何もかもが違っていると全くの異世界となり、想像や共感が及ばないものになってしまうので、あくまでもベースが日常と地続きになっている点がポイントなんだと思います。

SF作家の小松左京氏は作品を考える際に当たり前になっている私たちの前提、その「論理の歯車をひとつ飛ばしてしまう」手法に言及していましたが、それと重なるものがありますね。

続く「2」の「価値観と視点が切り替わる」のも、ドラえもんで良く出てくるパターンでしょう。

典型は「もしもボックス」のようなひみつ道具を使い、「もし~だったら」と、従来の当たり前をひっくり返した世界にしてしまうやり方です。

そうすると「昼寝ばかりしているのび太が偉い!」という世界が出来上がったりして、今までの当たり前を疑ったり、短所は状況によって長所にもなりえる、といった物事の見方やメッセージを発しています。
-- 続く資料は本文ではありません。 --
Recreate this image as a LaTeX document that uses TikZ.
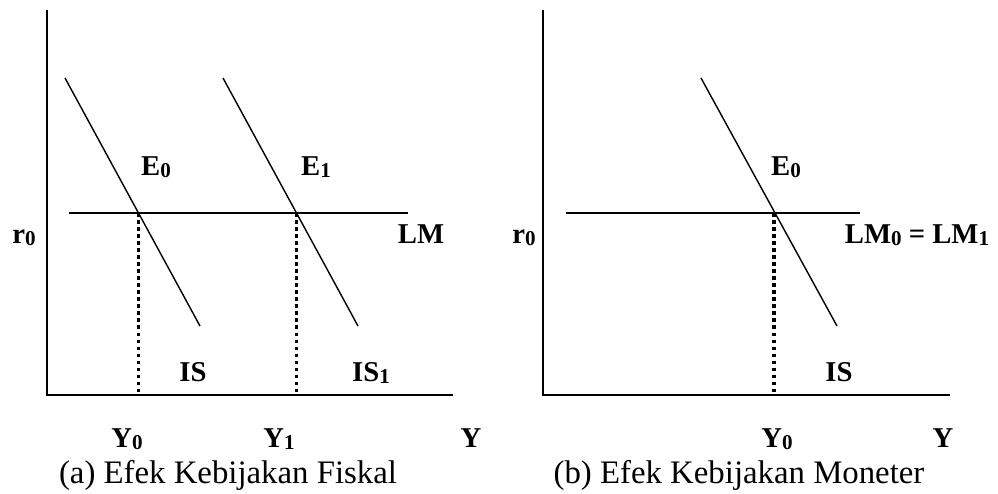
\documentclass[tikz,border=0pt]{standalone}
\usepackage{fontspec}
\setmainfont{Liberation Serif}
\usetikzlibrary{positioning}
\newcommand{\dn}[1]{\raisebox{-0.1em}{\fontsize{18}{18}\selectfont #1}}
\tikzset{
  lbl/.style={font=\fontsize{24.5}{26}\selectfont\bfseries,inner sep=0pt,anchor=base},
  captxt/.style={font=\fontsize{28}{30}\selectfont,inner sep=0pt,anchor=base},
  axis/.style={line width=1.9pt},
  curve/.style={line width=1.2pt},
  drop/.style={line width=3pt,dash pattern=on 3pt off 3pt},
}
\begin{document}
\begin{tikzpicture}[x=0.03cm,y=-0.03cm]
\useasboundingbox (0,0) rectangle (998,493);
% (a) fiscal policy
\coordinate (oa) at (47,395); \coordinate (ya) at (47,10); \coordinate (xa) at (453,395);
\draw[axis] (ya) -- (oa) -- (xa);
\coordinate (is0a) at (65,78); \coordinate (is0b) at (200,326);
\coordinate (is1a) at (223,78); \coordinate (is1b) at (358,326);
\coordinate (lma) at (69,213); \coordinate (lmb) at (408,213);
\draw[curve] (is0a) -- (is0b);
\draw[curve] (is1a) -- (is1b);
\draw[curve] (lma) -- (lmb);
\coordinate (e0) at (138.5,213); \coordinate (y0) at (138.5,393);
\coordinate (e1) at (296.5,213); \coordinate (y1) at (296.5,393);
\draw[drop] (e0) -- (y0);
\draw[drop] (e1) -- (y1);
\node[lbl] (E0a) at (156,175) {E\dn{0}};
\node[lbl] (E1a) at (316,175) {E\dn{1}};
\node[lbl] (LMa) at (421,243) {LM};
\node[lbl] (r0a) at (24,243) {r\dn{0}};
\node[lbl] (ISa) at (193,381) {IS};
\node[lbl] (IS1a) at (371,381) {IS\dn{1}};
\node[lbl] (Y0a) at (127,447) {Y\dn{0}};
\node[lbl] (Y1a) at (279,447) {Y\dn{1}};
\node[lbl] (Ya) at (471,447) {Y};
\node[captxt] (capa) at (228,483) {(a) Efek Kebijakan Fiskal};
% (b) monetary policy
\coordinate (ob) at (543,395); \coordinate (yb) at (543,10); \coordinate (xb) at (950,395);
\draw[axis] (yb) -- (ob) -- (xb);
\coordinate (isa) at (701,78); \coordinate (isb) at (837,326);
\coordinate (lm0a) at (566,213); \coordinate (lm0b) at (860,213);
\draw[curve] (isa) -- (isb);
\draw[curve] (lm0a) -- (lm0b);
\coordinate (e0b) at (774,213); \coordinate (y0b) at (774,393);
\draw[drop] (e0b) -- (y0b);
\node[lbl] (E0b) at (786,175) {E\dn{0}};
\node[lbl] (LMb) at (917,243) {LM\dn{0} = LM\dn{1}};
\node[lbl] (r0b) at (524,243) {r\dn{0}};
\node[lbl] (ISb) at (839,381) {IS};
\node[lbl] (Y0b) at (777,447) {Y\dn{0}};
\node[lbl] (Yb) at (943,447) {Y};
\node[captxt] (capb) at (739,483) {(b) Efek Kebijakan Moneter};
\end{tikzpicture}
\end{document}
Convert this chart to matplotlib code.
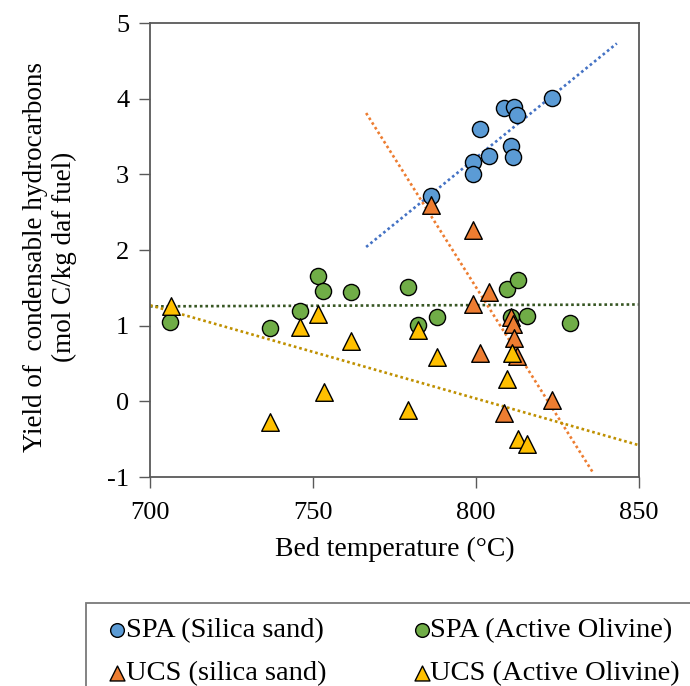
import matplotlib.pyplot as plt

plt.rcParams['font.family'] = ['Liberation Serif', 'DejaVu Serif']
plt.rcParams['axes.unicode_minus'] = False

# SPA (Silica sand)
spa_ss_t = [786.1, 823.4, 808.6, 811.7, 812.7, 801.3, 810.6, 811.2, 804.0, 799.0, 799.0]
spa_ss_y = [2.72, 4.01, 3.88, 3.89, 3.79, 3.60, 3.38, 3.23, 3.24, 3.16, 3.01]

# SPA (Active Olivine)
spa_ao_t = [706.1, 736.9, 746.0, 751.6, 753.2, 761.8, 779.1, 782.2, 788.1, 809.4, 813.0,
            810.7, 815.5, 828.9]
spa_ao_y = [1.05, 0.97, 1.20, 1.66, 1.46, 1.44, 1.51, 1.01, 1.11, 1.48, 1.60,
            1.11, 1.13, 1.03]

# UCS (silica sand)
ucs_ss_t = [786.1, 799.2, 804.0, 799.0, 810.6, 811.2, 811.7, 801.2, 812.7, 808.6, 823.4]
ucs_ss_y = [2.60, 2.27, 1.44, 1.28, 1.12, 1.02, 0.84, 0.64, 0.60, -0.16, 0.02]

# UCS (Active Olivine)
ucs_ao_t = [706.3, 746.0, 751.6, 761.8, 753.4, 736.9, 779.1, 782.2, 788.1, 809.4, 811.1,
            813.0, 815.5]
ucs_ao_y = [1.26, 0.98, 1.15, 0.80, 0.12, -0.27, -0.11, 0.94, 0.59, 0.30, 0.64,
            -0.50, -0.57]

# linear trendlines as drawn in the figure (end points)
trend_spa_ss = ([766.3, 843.2], [2.04, 4.73])
trend_spa_ao = ([700, 850], [1.255, 1.28])
trend_ucs_ss = ([766.3, 836.0], [3.81, -0.95])
trend_ucs_ao = ([700, 850], [1.27, -0.58])

series = [
    ("SPA (Silica sand)", spa_ss_t, spa_ss_y, trend_spa_ss, 'o', '#5B9BD5', '#4472C4'),
    ("SPA (Active Olivine)", spa_ao_t, spa_ao_y, trend_spa_ao, 'o', '#70AD47', '#375623'),
    ("UCS (silica sand)", ucs_ss_t, ucs_ss_y, trend_ucs_ss, '^', '#ED7D31', '#ED7D31'),
    ("UCS (Active Olivine)", ucs_ao_t, ucs_ao_y, trend_ucs_ao, '^', '#FFC000', '#BF9000'),
]

fig = plt.figure(figsize=(6.9, 6.86), dpi=100)
ax = fig.add_axes([150 / 690, 1 - 477 / 686, 489 / 690, 454 / 686])

for label, t, y, tr, m, fc, lc in series:
    ax.plot(tr[0], tr[1], linestyle=(0, (1, 1.1)), color=lc, lw=1.9, zorder=2)

handles = {}
for label, t, y, tr, m, fc, lc in series:
    size = 135 if m == 'o' else 160
    handles[label] = ax.scatter(t, y, marker=m, s=size, facecolor=fc,
                                edgecolor='black', linewidth=1.0, zorder=3,
                                label=label)

ax.set_xlim(700, 850)
ax.set_ylim(-1, 5)
ax.set_xticks([700, 750, 800, 850])
ax.set_yticks(range(-1, 6))
ax.tick_params(direction='out', length=8, width=1, color='#595959',
               labelsize=19)
ax.tick_params(axis='x', pad=10)
ax.tick_params(axis='y', pad=7)
for sp in ax.spines.values():
    sp.set_color('#595959')
    sp.set_linewidth(1.3)

ax.set_xlabel("Bed temperature (\u00b0C)", fontsize=20)
ax.xaxis.set_label_coords(0.5, -0.132)
ax.set_ylabel("Yield of  condensable hydrocarbons\n(mol C/kg daf fuel)",
              fontsize=19.5, linespacing=1.2)
ax.yaxis.set_label_coords(-0.15, 0.485)

# legend fills column-wise, so order entries to get SPA on the first row
order = ["SPA (Silica sand)", "UCS (silica sand)",
         "SPA (Active Olivine)", "UCS (Active Olivine)"]
leg = fig.legend([handles[k] for k in order], order, ncol=2, loc='upper left',
                 bbox_to_anchor=(86 / 690, 1 - 603 / 686), borderaxespad=0,
                 fontsize=20.5, frameon=True, fancybox=False,
                 markerscale=0.85, handletextpad=-0.3, handlelength=1.2,
                 columnspacing=2.75, borderpad=0.5, labelspacing=0.6)
leg.get_frame().set_edgecolor('#595959')
leg.get_frame().set_linewidth(1.3)

fig.savefig("out.png", dpi=100)
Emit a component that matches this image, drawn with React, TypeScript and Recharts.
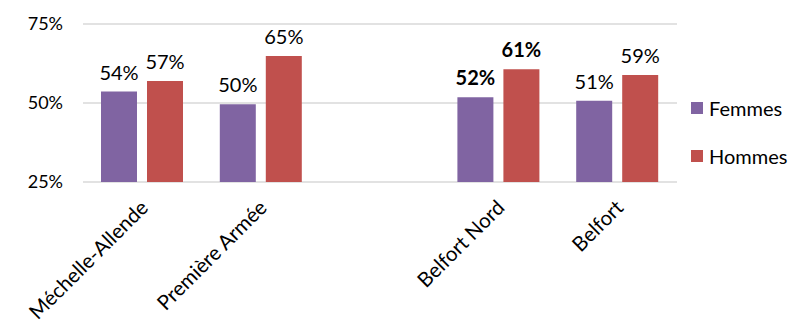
import { Bar, BarChart, CartesianGrid, LabelList, Legend, XAxis, YAxis } from "recharts";

const categories = ["Méchelle-Allende", "Première Armée", "", "Belfort Nord", "Belfort"];
const femmes = [53.6, 49.6, null, 51.8, 50.7];
const hommes = [57.0, 64.9, null, 60.7, 58.9];
const yTicks = [25, 50, 75];
const boldCategory = "Belfort Nord";

const FONT = "Lato, sans-serif";
const PURPLE = "#8064A2";
const RED = "#C0504D";

const data = categories.map((name, i) => ({ name, femmes: femmes[i], hommes: hommes[i] }));
// LabelList skips empty entries, so index into the filled categories only
const filled = categories.filter((_, i) => femmes[i] != null);

function XTick({ x, y, payload }: any) {
  const tx = x + 7;
  const ty = y + 19;
  return (
    <text
      x={tx}
      y={ty}
      transform={`rotate(-45 ${tx} ${ty})`}
      textAnchor="end"
      fontFamily={FONT}
      fontSize={20.5}
      fill="#000"
    >
      {payload.value}
    </text>
  );
}

function makeLabel(key: "femmes" | "hommes") {
  return function ValueLabel(props: any) {
    const { x, y, width, value, index } = props;
    if (value == null) return null;
    const bold = filled[index] === boldCategory;
    return (
      <text
        key={`${key}-${index}`}
        x={x + width / 2}
        y={y - 12}
        textAnchor="middle"
        fontFamily={FONT}
        fontSize={20}
        fontWeight={bold ? 700 : 400}
        fill="#000"
      >
        {Math.round(value)}%
      </text>
    );
  };
}

function LegendBox() {
  const items = [
    { name: "Femmes", color: PURPLE },
    { name: "Hommes", color: RED },
  ];
  return (
    <div style={{ fontFamily: FONT, fontSize: 20, color: "#000" }}>
      {items.map((it) => (
        <div key={it.name} style={{ display: "flex", alignItems: "center", height: 48 }}>
          <span style={{ width: 12, height: 12, background: it.color, marginRight: 6 }} />
          {it.name}
        </div>
      ))}
    </div>
  );
}

export default function App() {
  return (
    <div style={{ position: "absolute", left: 0, top: 0, background: "#fff" }}>
      <BarChart
        width={791}
        height={322}
        data={data}
        margin={{ top: 24, right: 14, bottom: 0, left: 0 }}
        barCategoryGap={18}
        barGap={10}
      >
        <CartesianGrid vertical={false} stroke="#d9d9d9" strokeWidth={1.5} />
        <XAxis
          dataKey="name"
          interval={0}
          height={140}
          axisLine={false}
          tickLine={false}
          tick={<XTick />}
        />
        <YAxis
          width={83}
          domain={[25, 75]}
          ticks={yTicks}
          tickFormatter={(v) => `${v}%`}
          axisLine={false}
          tickLine={false}
          tickSize={0}
          tickMargin={20}
          tick={{ fontFamily: FONT, fontSize: 18, fill: "#000" }}
        />
        <Legend
          layout="vertical"
          align="right"
          verticalAlign="top"
          content={<LegendBox />}
          wrapperStyle={{ left: 691, top: 84, width: 100 }}
        />
        <Bar dataKey="femmes" name="Femmes" fill={PURPLE} isAnimationActive={false}>
          <LabelList dataKey="femmes" content={makeLabel("femmes")} />
        </Bar>
        <Bar dataKey="hommes" name="Hommes" fill={RED} isAnimationActive={false}>
          <LabelList dataKey="hommes" content={makeLabel("hommes")} />
        </Bar>
      </BarChart>
    </div>
  );
}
「3」の「時間と空間を飛び越える」は、これぞSFといえる特徴ですね。

時間を飛び越えるのはドラえもんの代名詞とも言えそうな「タイムマシン」にはじまり、「タイムベルト」や「タイム風呂敷」、空間の移転は「どこでもドア」や「通り抜けフープ」などなど。

昨日はビジネスの領域でも一般的になりつつある「SFプロトタイピング」のアプローチに触れましたが、藤子・F・不二雄さんの「すこし・ふしぎ」の世界観、そのための3要素も柔軟な発想をするためのヒントになるんじゃないかと思います。